Top 25 Women in Dentistry: Susan Hollar, DDS

September 13, 2012

Susan Hollar is a cosmetic dentist who also serves as visiting faculty with the Pankey Institute and Scottsdale Center for Dentistry. She believes cosmetic dentistry is a field that requires active continuing education, and any young woman looking for a career in the field should always be seeking higher levels of education.

Susan Hollar is a cosmetic dentist who also serves as visiting faculty with the Pankey Institute and Scottsdale Center for Dentistry.

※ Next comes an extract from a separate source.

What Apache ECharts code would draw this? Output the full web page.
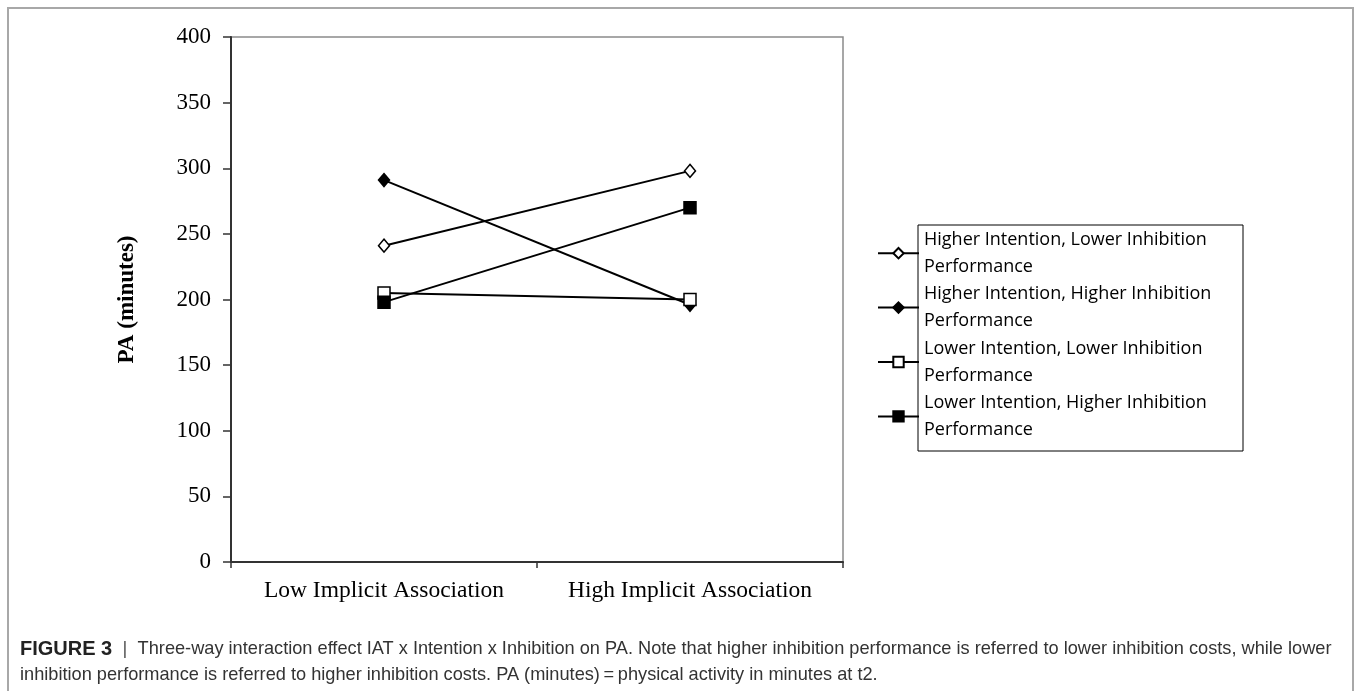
<!DOCTYPE html>
<html>
<head>
<meta charset="utf-8">
<script src="https://cdn.jsdelivr.net/npm/echarts@6/dist/echarts.min.js"></script>
<style>
html,body{margin:0;padding:0;background:#fff;}
#chart{width:1356px;height:691px;}
</style>
</head>
<body>
<div id="chart"></div>
<script>
var categories = ['Low Implicit Association', 'High Implicit Association'];
var seriesNames = [
  'Higher Intention, Lower Inhibition Performance',
  'Higher Intention, Higher Inhibition Performance',
  'Lower Intention, Lower Inhibition Performance',
  'Lower Intention, Higher Inhibition Performance'
];
var hiLowValues = [241, 298];
var hiHighValues = [291, 196];
var loLowValues = [205, 200];
var loHighValues = [198, 270];
var yTicks = [0, 50, 100, 150, 200, 250, 300, 350, 400];
var yAxisTitle = 'PA (minutes)';
var captionBold = 'FIGURE 3';
var captionLine1 = 'Three-way interaction effect IAT x Intention x Inhibition on PA. Note that higher inhibition performance is referred to lower inhibition costs, while lower';
var captionLine2 = 'inhibition performance is referred to higher inhibition costs. PA (minutes)\u2009=\u2009physical activity in minutes at t2.';

var chart = echarts.init(document.getElementById('chart'), null, {renderer: 'canvas'});

function mkSeries(name, data, symbol, filled) {
  return {
    name: name,
    type: 'line',
    data: data,
    symbol: symbol,
    symbolSize: symbol === 'diamond' ? [11, 13] : 12,
    showAllSymbol: true,
    lineStyle: {color: '#000', width: 2},
    itemStyle: {color: filled ? '#000' : '#fff', borderColor: '#000', borderWidth: 1.5},
    emphasis: {disabled: true},
    z: 3
  };
}

var option = {
  animation: false,
  backgroundColor: '#fff',
  grid: {left: 231, right: 513, top: 37, bottom: 129, show: true, borderColor: '#8a8a8a', borderWidth: 1.5, backgroundColor: 'transparent'},
  xAxis: {
    type: 'category',
    data: categories,
    boundaryGap: true,
    axisLine: {lineStyle: {color: '#333', width: 2}},
    axisTick: {show: true, inside: false, interval: 0, length: 6, lineStyle: {color: '#333', width: 1.5}},
    axisLabel: {color: '#000', fontFamily: 'Liberation Serif', fontSize: 23.5, margin: 17, interval: 0, hideOverlap: false}
  },
  yAxis: {
    type: 'value',
    min: yTicks[0],
    max: yTicks[yTicks.length - 1],
    interval: yTicks[1] - yTicks[0],
    name: yAxisTitle,
    nameLocation: 'middle',
    nameGap: 92,
    nameTextStyle: {color: '#000', fontFamily: 'Liberation Serif', fontSize: 23, fontWeight: 'bold'},
    axisLine: {show: true, lineStyle: {color: '#333', width: 2}},
    axisTick: {show: true, length: 8, lineStyle: {color: '#333', width: 1.5}},
    splitLine: {show: false},
    axisLabel: {color: '#000', fontFamily: 'Liberation Serif', fontSize: 23, margin: 20}
  },
  legend: {
    orient: 'vertical',
    left: 877,
    top: 226,
    padding: 0,
    itemGap: 0,
    itemWidth: 41,
    itemHeight: 13,
    data: seriesNames,
    formatter: function (n) { return n.replace(' Performance', '\nPerformance'); },
    textStyle: {color: '#000', fontFamily: 'Open Sans', fontSize: 18, lineHeight: 27.2},
    selectedMode: false
  },
  series: [
    mkSeries(seriesNames[0], hiLowValues, 'diamond', false),
    mkSeries(seriesNames[1], hiHighValues, 'diamond', true),
    mkSeries(seriesNames[2], loLowValues, 'rect', false),
    mkSeries(seriesNames[3], loHighValues, 'rect', true)
  ],
  graphic: [
    {type: 'rect', shape: {x: 8, y: 8, width: 1345, height: 700}, style: {fill: 'none', stroke: '#a8a8a8', lineWidth: 2}, z: 0, silent: true},
    {type: 'rect', shape: {x: 918, y: 225, width: 325, height: 226}, style: {fill: 'none', stroke: '#000', lineWidth: 1}, z: 10, silent: true},
    {type: 'text', left: 20, top: 639, style: {
      text: '{b|' + captionBold + '}{s|  |  }{t|' + captionLine1 + '}\n{t|' + captionLine2 + '}',
      rich: {
        b: {fontFamily: 'Liberation Sans', fontWeight: 'bold', fontSize: 20, fill: '#222', lineHeight: 26},
        s: {fontFamily: 'Liberation Sans', fontSize: 18.5, fill: '#555', lineHeight: 26},
        t: {fontFamily: 'Liberation Sans', fontSize: 18.2, fill: '#333', lineHeight: 26}
      }
    }, silent: true}
  ]
};
chart.setOption(option);
</script>
</body>
</html>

She believes cosmetic dentistry is a field that requires active continuing education, and any young woman looking for a career in the field should always be seeking higher levels of education.

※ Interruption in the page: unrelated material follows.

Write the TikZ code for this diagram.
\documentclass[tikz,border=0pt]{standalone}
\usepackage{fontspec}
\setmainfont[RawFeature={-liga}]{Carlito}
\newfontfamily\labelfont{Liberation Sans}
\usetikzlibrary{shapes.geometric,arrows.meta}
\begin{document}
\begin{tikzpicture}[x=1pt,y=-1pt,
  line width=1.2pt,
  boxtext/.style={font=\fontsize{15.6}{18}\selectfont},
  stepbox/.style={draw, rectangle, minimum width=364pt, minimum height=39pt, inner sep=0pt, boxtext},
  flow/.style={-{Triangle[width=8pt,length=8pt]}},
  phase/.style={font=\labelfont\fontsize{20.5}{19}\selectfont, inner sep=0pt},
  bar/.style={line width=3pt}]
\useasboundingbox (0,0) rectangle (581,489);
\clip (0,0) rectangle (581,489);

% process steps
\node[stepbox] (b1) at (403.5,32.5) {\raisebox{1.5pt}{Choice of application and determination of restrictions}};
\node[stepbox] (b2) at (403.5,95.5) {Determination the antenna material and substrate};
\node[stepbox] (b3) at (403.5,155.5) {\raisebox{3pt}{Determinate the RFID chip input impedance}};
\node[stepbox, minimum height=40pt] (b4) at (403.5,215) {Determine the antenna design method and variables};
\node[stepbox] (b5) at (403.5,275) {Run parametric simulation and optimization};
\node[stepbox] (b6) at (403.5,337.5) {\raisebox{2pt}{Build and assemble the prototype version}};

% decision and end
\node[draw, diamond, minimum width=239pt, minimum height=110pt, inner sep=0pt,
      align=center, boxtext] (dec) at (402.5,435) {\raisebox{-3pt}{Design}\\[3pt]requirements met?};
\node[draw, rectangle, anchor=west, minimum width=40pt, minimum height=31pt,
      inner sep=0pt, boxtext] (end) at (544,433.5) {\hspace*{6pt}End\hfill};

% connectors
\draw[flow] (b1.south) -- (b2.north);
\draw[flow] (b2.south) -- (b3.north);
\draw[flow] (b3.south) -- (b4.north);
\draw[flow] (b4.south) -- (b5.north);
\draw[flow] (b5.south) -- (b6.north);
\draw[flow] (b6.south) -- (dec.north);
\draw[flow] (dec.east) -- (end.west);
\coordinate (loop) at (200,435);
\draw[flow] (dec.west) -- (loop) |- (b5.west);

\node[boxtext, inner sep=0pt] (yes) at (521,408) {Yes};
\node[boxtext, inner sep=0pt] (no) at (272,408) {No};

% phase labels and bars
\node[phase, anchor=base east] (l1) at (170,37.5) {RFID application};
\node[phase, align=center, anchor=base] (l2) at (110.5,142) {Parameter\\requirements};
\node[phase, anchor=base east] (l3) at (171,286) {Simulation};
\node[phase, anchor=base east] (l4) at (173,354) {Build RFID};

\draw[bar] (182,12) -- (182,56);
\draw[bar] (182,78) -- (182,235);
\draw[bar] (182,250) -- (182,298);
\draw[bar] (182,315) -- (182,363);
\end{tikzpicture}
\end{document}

“I would encourage her to learn how the teeth fit together in the mouth, and to learn to develop an artistic eye,” she said.

This advice comes from direct personal experience on Hollar’s part. She attended the Pankey Institute herself and developed an eye for esthetics and the shapes and forms of the teeth.

“Every individual tooth is like a tiny sculpture, and if it doesn’t look real then the smile doesn’t look real,” she said. “So you have to develop your artistic eye, and the only way to develop that is to take hands-on courses.”

Communication is key to helping patients grasp the importance of dental health as well as the need for preventive dentistry, she said. Her biggest passion is working with patients whose chief concern is the esthetics of their smile. She works with these patients through a procedure called the trial smile, where she sits down with a patient and analyzes every aspect of his or her smile. Then she designs and creates a different smile in front of the patient.

“We show them a before and after on the screen, and patients get so excited and motivated to continue the process, and it’s like magic when it’s done correctly,” she said.

To Hollar, having stability in her life has been very important. Between having a family, a career, a personal life and taking care of her own needs physically, emotionally as well as spiritually, the only way to be happy and healthy, she said, is to find that balance and maintain it.

“It’s the cross of life, and in the cross you balance work, play, family and worship,” she said. “I think we tend to either go in one direction or the other instead of balance. I think I’m in that balance where you’re not a workaholic but you still love your work and you’re still able to hold yourself and your family together.”

The best part of her work is making people feel good about themselves and helping them feel confident to smile, she said.

In the future, Hollar is looking forward to getting more involved in teaching so she can make an even larger impact on patients and the dental profession.